**Aim:**
Without the pictures, print the lines running from the beginning of the material to the line containing "const lowerY = [0.000, 0.012, 0.027, 0.044, 0.063, 0.085];", both ends included.

**Collected data:**
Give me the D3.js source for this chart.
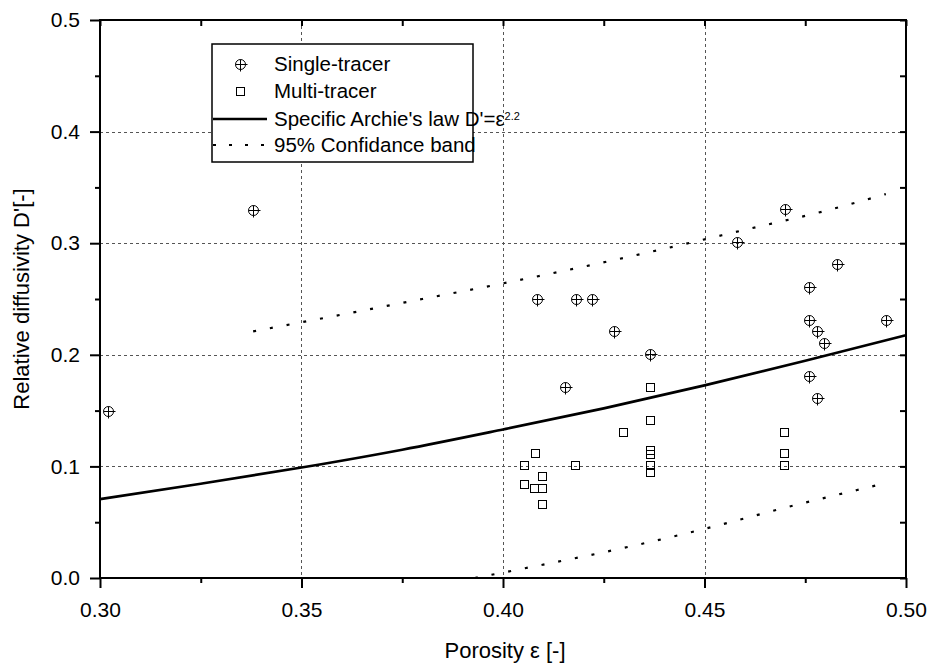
<!DOCTYPE html>
<html>
<head>
<meta charset="utf-8">
<script src="https://cdn.jsdelivr.net/npm/d3@7/dist/d3.min.js"></script>
<style>
  html, body { margin: 0; padding: 0; background: #fff; }
  svg { display: block; font-family: "Liberation Sans", Arial, sans-serif; }
</style>
</head>
<body>
<svg id="chart" width="931" height="666"></svg>
<script>
// ---- data ----
const singleX = [0.302, 0.338, 0.4085, 0.418, 0.422, 0.4276, 0.4155, 0.4366, 0.458, 0.470, 0.483, 0.476, 0.476, 0.4778, 0.4797, 0.495, 0.476, 0.4778];
const singleY = [0.150, 0.330, 0.250, 0.250, 0.250, 0.221, 0.171, 0.201, 0.301, 0.331, 0.281, 0.261, 0.231, 0.221, 0.211, 0.231, 0.181, 0.161];

const multiX = [0.4366, 0.4366, 0.4299, 0.4079, 0.4053, 0.4179, 0.4098, 0.4053, 0.4078, 0.4098, 0.4098, 0.4366, 0.4366, 0.4366, 0.4366, 0.4698, 0.4698, 0.4698];
const multiY = [0.1714, 0.1416, 0.131, 0.1117, 0.1013, 0.1013, 0.0914, 0.0842, 0.0809, 0.0809, 0.0663, 0.1145, 0.111, 0.1013, 0.0953, 0.131, 0.1117, 0.1013];

// Archie's law curve
const archieX = [0.30, 0.325, 0.35, 0.375, 0.40, 0.425, 0.45, 0.475, 0.50];
const archieY = [0.0707, 0.0845, 0.099, 0.115, 0.1331, 0.152, 0.1726, 0.1947, 0.2176];

// 95% confidence band
const upperX = [0.338, 0.36, 0.38, 0.40, 0.42, 0.44, 0.46, 0.48, 0.495];
const upperY = [0.221, 0.236, 0.250, 0.264, 0.279, 0.295, 0.312, 0.329, 0.344];
const lowerX = [0.393, 0.41, 0.43, 0.45, 0.47, 0.495];
const lowerY = [0.000, 0.012, 0.027, 0.044, 0.063, 0.085];

const xTicks = [0.30, 0.35, 0.40, 0.45, 0.50];
const xTickLabels = ["0.30", "0.35", "0.40", "0.45", "0.50"];
const yTicks = [0.0, 0.1, 0.2, 0.3, 0.4, 0.5];
const yTickLabels = ["0.0", "0.1", "0.2", "0.3", "0.4", "0.5"];
const xMinor = [0.325, 0.375, 0.425, 0.475];
const yMinor = [0.05, 0.15, 0.25, 0.35, 0.45];

const legendLabels = ["Single-tracer", "Multi-tracer", "Specific Archie's law D'=ε", "95% Confidance band"];

// ---- layout ----
const svg = d3.select("#chart");
const m = { left: 100, right: 25, top: 20, bottom: 88 };
const W = 931, H = 666;
const x = d3.scaleLinear().domain([0.30, 0.50]).range([m.left, W - m.right]);
const y = d3.scaleLinear().domain([0.0, 0.5]).range([H - m.bottom, m.top]);
const x0 = x.range()[0], x1 = x.range()[1], y0 = y.range()[0], y1 = y.range()[1];

// grid
const grid = svg.append("g").attr("stroke", "#555").attr("stroke-width", 1).attr("stroke-dasharray", "3,3");
grid.selectAll("line.gx").data(xTicks.slice(1, -1)).join("line")
  .attr("x1", d => Math.round(x(d)) + 0.5).attr("x2", d => Math.round(x(d)) + 0.5)
  .attr("y1", y1).attr("y2", y0);
grid.selectAll("line.gy").data(yTicks.slice(1, -1)).join("line")
  .attr("y1", d => Math.round(y(d)) + 0.5).attr("y2", d => Math.round(y(d)) + 0.5)
  .attr("x1", x0).attr("x2", x1);

// lines
const line = d3.line().x(d => x(d[0])).y(d => y(d[1])).curve(d3.curveMonotoneX);
const archie = archieX.map((v, i) => [v, archieY[i]]);
const upper = upperX.map((v, i) => [v, upperY[i]]);
const lower = lowerX.map((v, i) => [v, lowerY[i]]);

svg.append("path").datum(archie).attr("d", line)
  .attr("fill", "none").attr("stroke", "#000").attr("stroke-width", 2.6);
[upper, lower].forEach(seg => {
  svg.append("path").datum(seg).attr("d", line)
    .attr("fill", "none").attr("stroke", "#000").attr("stroke-width", 2.2)
    .attr("stroke-dasharray", "3,14").attr("stroke-linecap", "butt");
});

// markers
function crossCircle(g, cx, cy) {
  g.append("circle").attr("cx", cx).attr("cy", cy).attr("r", 5)
    .attr("fill", "none").attr("stroke", "#000").attr("stroke-width", 1);
  g.append("line").attr("x1", cx - 5).attr("x2", cx + 7).attr("y1", cy).attr("y2", cy)
    .attr("stroke", "#000").attr("stroke-width", 1);
  g.append("line").attr("x1", cx).attr("x2", cx).attr("y1", cy - 5).attr("y2", cy + 7)
    .attr("stroke", "#000").attr("stroke-width", 1);
}
function square(g, cx, cy) {
  g.append("rect").attr("x", cx - 4).attr("y", cy - 4).attr("width", 8).attr("height", 8)
    .attr("fill", "none").attr("stroke", "#000").attr("stroke-width", 1);
}
const gS = svg.append("g");
singleX.forEach((v, i) => crossCircle(gS, Math.round(x(v)) + 0.5, Math.round(y(singleY[i])) + 0.5));
const gM = svg.append("g");
multiX.forEach((v, i) => square(gM, Math.round(x(v)) + 0.5, Math.round(y(multiY[i])) + 0.5));

// frame & axes
const axStyle = g => g.call(s => s.select(".domain").remove())
  .selectAll("line").attr("stroke", "#000").attr("stroke-width", 2);

const bottom = svg.append("g").attr("transform", `translate(0,${y0})`)
  .call(d3.axisBottom(x).tickValues(xTicks).tickFormat((d, i) => xTickLabels[i]).tickSize(10).tickPadding(14));
bottom.call(axStyle);
svg.append("g").attr("transform", `translate(0,${y0})`)
  .call(d3.axisBottom(x).tickValues(xMinor).tickFormat("").tickSize(5)).call(axStyle);

const left = svg.append("g").attr("transform", `translate(${x0},0)`)
  .call(d3.axisLeft(y).tickValues(yTicks).tickFormat((d, i) => yTickLabels[i]).tickSize(10).tickPadding(10));
left.call(axStyle);
svg.append("g").attr("transform", `translate(${x0},0)`)
  .call(d3.axisLeft(y).tickValues(yMinor).tickFormat("").tickSize(5)).call(axStyle);

svg.append("g").attr("transform", `translate(${x1},0)`)
  .call(d3.axisLeft(y).tickValues(yTicks.concat(yMinor)).tickFormat("").tickSize(6)).call(axStyle);
svg.append("g").attr("transform", `translate(0,${y1})`)
  .call(d3.axisBottom(x).tickValues(xTicks.concat(xMinor)).tickFormat("").tickSize(6)).call(axStyle);

svg.selectAll(".tick text").attr("font-size", 21).attr("fill", "#000")
  .attr("font-family", "Liberation Sans, Arial, sans-serif");

svg.append("rect").attr("x", x0).attr("y", y1).attr("width", x1 - x0).attr("height", y0 - y1)
  .attr("fill", "none").attr("stroke", "#000").attr("stroke-width", 2);

// axis titles
svg.append("text").attr("x", (x0 + x1) / 2 + 2).attr("y", 658).attr("text-anchor", "middle")
  .attr("font-size", 22).text("Porosity ε [-]");
svg.append("text").attr("transform", `translate(29,${(y0 + y1) / 2}) rotate(-90)`)
  .attr("text-anchor", "middle").attr("font-size", 22).text("Relative diffusivity D'[-]");

// legend
const lg = svg.append("g");
lg.append("rect").attr("x", 212).attr("y", 44).attr("width", 261).attr("height", 118)
  .attr("fill", "#fff").attr("stroke", "#000").attr("stroke-width", 1.5);
const rows = [64, 91, 119, 145];
crossCircle(lg, 240.5, rows[0] + 0.5);
square(lg, 240.5, rows[1] + 0.5);
lg.append("line").attr("x1", 213).attr("x2", 267).attr("y1", rows[2]).attr("y2", rows[2])
  .attr("stroke", "#000").attr("stroke-width", 2.6);
lg.append("line").attr("x1", 213).attr("x2", 270).attr("y1", rows[3]).attr("y2", rows[3])
  .attr("stroke", "#000").attr("stroke-width", 2.2).attr("stroke-dasharray", "3,13");
legendLabels.forEach((t, i) => {
  const tx = lg.append("text").attr("x", 274).attr("y", rows[i]).attr("dy", "0.35em")
    .attr("font-size", 20.5).text(t);
  if (i === 2) tx.append("tspan").attr("dy", "-0.55em").attr("font-size", 11).text("2.2");
});
</script>
</body>
</html>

**Completed task:**
Give me the D3.js source for this chart.
<!DOCTYPE html>
<html>
<head>
<meta charset="utf-8">
<script src="https://cdn.jsdelivr.net/npm/d3@7/dist/d3.min.js"></script>
<style>
  html, body { margin: 0; padding: 0; background: #fff; }
  svg { display: block; font-family: "Liberation Sans", Arial, sans-serif; }
</style>
</head>
<body>
<svg id="chart" width="931" height="666"></svg>
<script>
// ---- data ----
const singleX = [0.302, 0.338, 0.4085, 0.418, 0.422, 0.4276, 0.4155, 0.4366, 0.458, 0.470, 0.483, 0.476, 0.476, 0.4778, 0.4797, 0.495, 0.476, 0.4778];
const singleY = [0.150, 0.330, 0.250, 0.250, 0.250, 0.221, 0.171, 0.201, 0.301, 0.331, 0.281, 0.261, 0.231, 0.221, 0.211, 0.231, 0.181, 0.161];

const multiX = [0.4366, 0.4366, 0.4299, 0.4079, 0.4053, 0.4179, 0.4098, 0.4053, 0.4078, 0.4098, 0.4098, 0.4366, 0.4366, 0.4366, 0.4366, 0.4698, 0.4698, 0.4698];
const multiY = [0.1714, 0.1416, 0.131, 0.1117, 0.1013, 0.1013, 0.0914, 0.0842, 0.0809, 0.0809, 0.0663, 0.1145, 0.111, 0.1013, 0.0953, 0.131, 0.1117, 0.1013];

// Archie's law curve
const archieX = [0.30, 0.325, 0.35, 0.375, 0.40, 0.425, 0.45, 0.475, 0.50];
const archieY = [0.0707, 0.0845, 0.099, 0.115, 0.1331, 0.152, 0.1726, 0.1947, 0.2176];

// 95% confidence band
const upperX = [0.338, 0.36, 0.38, 0.40, 0.42, 0.44, 0.46, 0.48, 0.495];
const upperY = [0.221, 0.236, 0.250, 0.264, 0.279, 0.295, 0.312, 0.329, 0.344];
const lowerX = [0.393, 0.41, 0.43, 0.45, 0.47, 0.495];
const lowerY = [0.000, 0.012, 0.027, 0.044, 0.063, 0.085];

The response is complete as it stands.